One day we took a bus to the Calabishie area. While there, we explored Hodges Bay Beach, near where my Kentucky friends stayed during their visit earlier this month. This isolated Hodges Bay has a river that empties into the ocean, some rocky offshore islands, and some interesting red rock formations to climb around. The first picture below shows an overview of this secluded beach from a hill above the bay (notice the river cutting through the beach). The second picture looks up the river from the beach. The third picture is as far south as I was able to go along the rocks. The last picture looks out towards some large rocks in the ocean just off the beach. I hope these four pictures convey the beauty of this little known beach--just one of many on "the Nature Island."Click on this link to see my favorite 90 second video. If you want to see more, check out his other videos on that YouTube page, all of which show the wild beauty of Hodges Bay.
On another day, a group of us went to Batibou Beach. It is down the Atlantic coastline from our village. The first shot was taken from the access road rounding a curve on a cliff above the beach. That isn't another aerial drone picture--that's taken from the edge of the cliff. The other shot was taken on the beach itself (with the hillside cliff in the background).
Not far from Batibou Beach is the old Hampstead Estate, along the Hampstead River. We walked there after leaving Batibou. What makes this deteriorating remnant from colonial days interesting is that it was the site for the filming of a famous scene from “Pirates of the Caribbean – Dead Man's Chest.” A swordfight takes place at an old mill, whose waterwheel eventually breaks free. The combatants continue their swordfighting while maintaining their balance as the wheel rolls through the jungle. The first picture below shows the abandoned concrete roadway built solely for a waterwheel to roll on during the filming (I knew about this because my neighbor in the village had worked for the movie production company during the filming). The second photo is the old mill building itself. The last photo is original waterwheel at this old mill, which is still firmly attached (and not rolling through the jungle).

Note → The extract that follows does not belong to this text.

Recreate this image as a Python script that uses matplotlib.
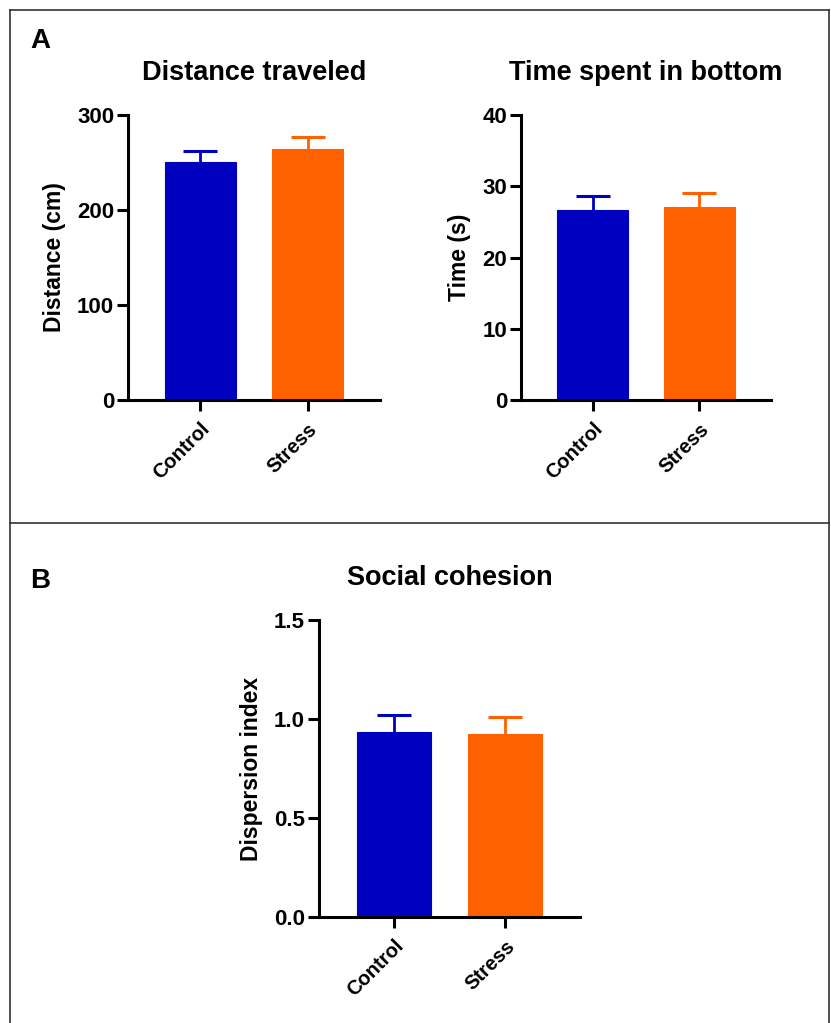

Finally, a group of students accompanied me out of our valley, across the ridge, and down into the Blenhim River valley, which we followed to where it empties into the sea. Before reaching the sea, the river widens and deepens prior to crossing the beach. Below is a picture of me on this isolated beach, which despite its proximity, none of my students had ever visited before. [This had been my intended destination the day we ended up walking to a hotel for an impromptu pool party, and the previous blog story about that day includes a nice picture looking down on this beach from the hillside.]